### Challenge
Wherever a line holds the string "matplotlib", copy that line.
## START
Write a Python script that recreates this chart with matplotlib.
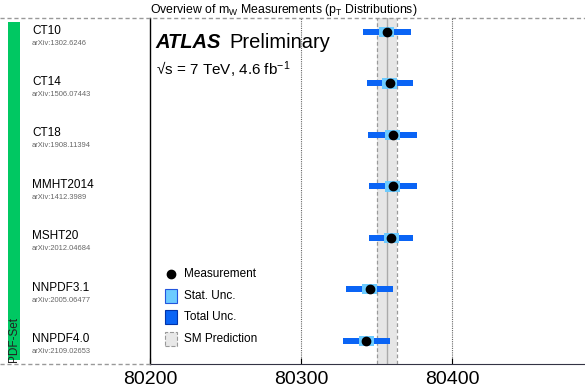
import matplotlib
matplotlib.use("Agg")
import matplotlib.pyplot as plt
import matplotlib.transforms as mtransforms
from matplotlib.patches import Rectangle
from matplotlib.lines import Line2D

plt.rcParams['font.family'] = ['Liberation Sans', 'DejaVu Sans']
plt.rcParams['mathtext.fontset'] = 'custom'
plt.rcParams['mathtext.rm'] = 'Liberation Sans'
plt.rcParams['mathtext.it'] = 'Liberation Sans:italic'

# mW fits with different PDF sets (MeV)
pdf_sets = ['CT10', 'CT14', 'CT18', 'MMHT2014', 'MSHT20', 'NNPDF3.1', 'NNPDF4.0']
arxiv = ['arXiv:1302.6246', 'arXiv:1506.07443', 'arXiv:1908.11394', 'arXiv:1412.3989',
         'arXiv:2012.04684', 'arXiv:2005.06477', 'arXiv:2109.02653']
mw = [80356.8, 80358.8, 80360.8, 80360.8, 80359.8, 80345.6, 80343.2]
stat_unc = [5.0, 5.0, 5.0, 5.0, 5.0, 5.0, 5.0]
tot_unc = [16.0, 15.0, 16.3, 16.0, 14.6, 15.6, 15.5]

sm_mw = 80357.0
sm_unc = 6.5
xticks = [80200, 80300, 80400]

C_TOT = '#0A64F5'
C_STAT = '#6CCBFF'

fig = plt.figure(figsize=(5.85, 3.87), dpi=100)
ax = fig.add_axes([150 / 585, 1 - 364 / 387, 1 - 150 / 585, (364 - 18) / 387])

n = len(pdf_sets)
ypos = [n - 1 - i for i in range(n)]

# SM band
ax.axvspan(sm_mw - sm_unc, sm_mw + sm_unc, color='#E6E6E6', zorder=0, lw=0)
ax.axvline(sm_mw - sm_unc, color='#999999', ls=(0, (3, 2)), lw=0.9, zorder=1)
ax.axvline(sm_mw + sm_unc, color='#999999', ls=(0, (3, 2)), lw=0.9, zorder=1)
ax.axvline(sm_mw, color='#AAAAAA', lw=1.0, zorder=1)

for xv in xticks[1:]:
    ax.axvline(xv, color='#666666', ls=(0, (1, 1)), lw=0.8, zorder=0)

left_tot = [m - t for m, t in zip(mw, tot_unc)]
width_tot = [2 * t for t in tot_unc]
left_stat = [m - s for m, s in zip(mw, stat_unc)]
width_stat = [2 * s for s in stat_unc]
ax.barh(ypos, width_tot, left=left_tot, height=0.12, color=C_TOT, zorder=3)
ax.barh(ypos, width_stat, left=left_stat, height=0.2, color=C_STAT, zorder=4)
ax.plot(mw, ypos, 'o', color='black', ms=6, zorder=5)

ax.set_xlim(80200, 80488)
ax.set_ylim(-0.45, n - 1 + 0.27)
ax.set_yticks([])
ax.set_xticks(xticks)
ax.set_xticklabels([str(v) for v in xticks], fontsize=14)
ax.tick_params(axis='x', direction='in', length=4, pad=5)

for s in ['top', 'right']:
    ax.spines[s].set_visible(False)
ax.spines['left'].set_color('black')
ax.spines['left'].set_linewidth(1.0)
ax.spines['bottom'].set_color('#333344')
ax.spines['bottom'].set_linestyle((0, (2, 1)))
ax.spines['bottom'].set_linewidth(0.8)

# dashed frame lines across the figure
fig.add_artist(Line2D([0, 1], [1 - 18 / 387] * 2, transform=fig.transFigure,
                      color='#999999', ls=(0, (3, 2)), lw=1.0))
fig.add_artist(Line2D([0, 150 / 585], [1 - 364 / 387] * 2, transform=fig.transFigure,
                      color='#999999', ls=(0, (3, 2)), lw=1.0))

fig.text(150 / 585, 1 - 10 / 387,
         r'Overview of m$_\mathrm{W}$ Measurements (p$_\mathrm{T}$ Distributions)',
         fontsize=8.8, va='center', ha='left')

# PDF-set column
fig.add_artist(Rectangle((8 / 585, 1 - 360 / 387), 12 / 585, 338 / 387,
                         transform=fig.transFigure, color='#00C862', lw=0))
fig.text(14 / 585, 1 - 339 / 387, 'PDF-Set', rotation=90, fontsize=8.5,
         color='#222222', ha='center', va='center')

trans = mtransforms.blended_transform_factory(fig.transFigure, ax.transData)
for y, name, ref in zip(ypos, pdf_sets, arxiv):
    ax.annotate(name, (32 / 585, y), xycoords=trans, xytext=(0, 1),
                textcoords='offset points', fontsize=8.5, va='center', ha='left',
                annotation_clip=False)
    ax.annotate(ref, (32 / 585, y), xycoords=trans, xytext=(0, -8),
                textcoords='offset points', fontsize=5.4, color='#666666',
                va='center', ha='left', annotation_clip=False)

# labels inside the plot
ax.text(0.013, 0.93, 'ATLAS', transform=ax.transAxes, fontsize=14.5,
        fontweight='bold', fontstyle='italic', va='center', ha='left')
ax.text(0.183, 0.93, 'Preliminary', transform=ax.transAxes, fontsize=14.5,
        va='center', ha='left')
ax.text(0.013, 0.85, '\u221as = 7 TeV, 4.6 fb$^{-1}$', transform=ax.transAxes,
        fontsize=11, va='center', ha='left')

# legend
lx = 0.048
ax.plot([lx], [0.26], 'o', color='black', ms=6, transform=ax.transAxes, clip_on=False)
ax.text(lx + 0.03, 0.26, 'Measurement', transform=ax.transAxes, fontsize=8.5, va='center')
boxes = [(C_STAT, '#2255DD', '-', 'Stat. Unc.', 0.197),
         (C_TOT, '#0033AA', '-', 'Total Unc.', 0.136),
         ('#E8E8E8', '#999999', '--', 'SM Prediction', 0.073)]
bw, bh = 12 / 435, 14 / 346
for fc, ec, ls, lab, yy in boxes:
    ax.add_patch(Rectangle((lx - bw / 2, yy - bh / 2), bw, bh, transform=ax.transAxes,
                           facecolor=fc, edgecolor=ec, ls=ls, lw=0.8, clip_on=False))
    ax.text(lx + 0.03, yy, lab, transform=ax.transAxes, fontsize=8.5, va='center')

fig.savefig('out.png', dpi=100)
## END
### Problem solution
Write a Python script that recreates this chart with matplotlib.
import matplotlib
matplotlib.use("Agg")
import matplotlib.pyplot as plt
import matplotlib.transforms as mtransforms
from matplotlib.patches import Rectangle
from matplotlib.lines import Line2D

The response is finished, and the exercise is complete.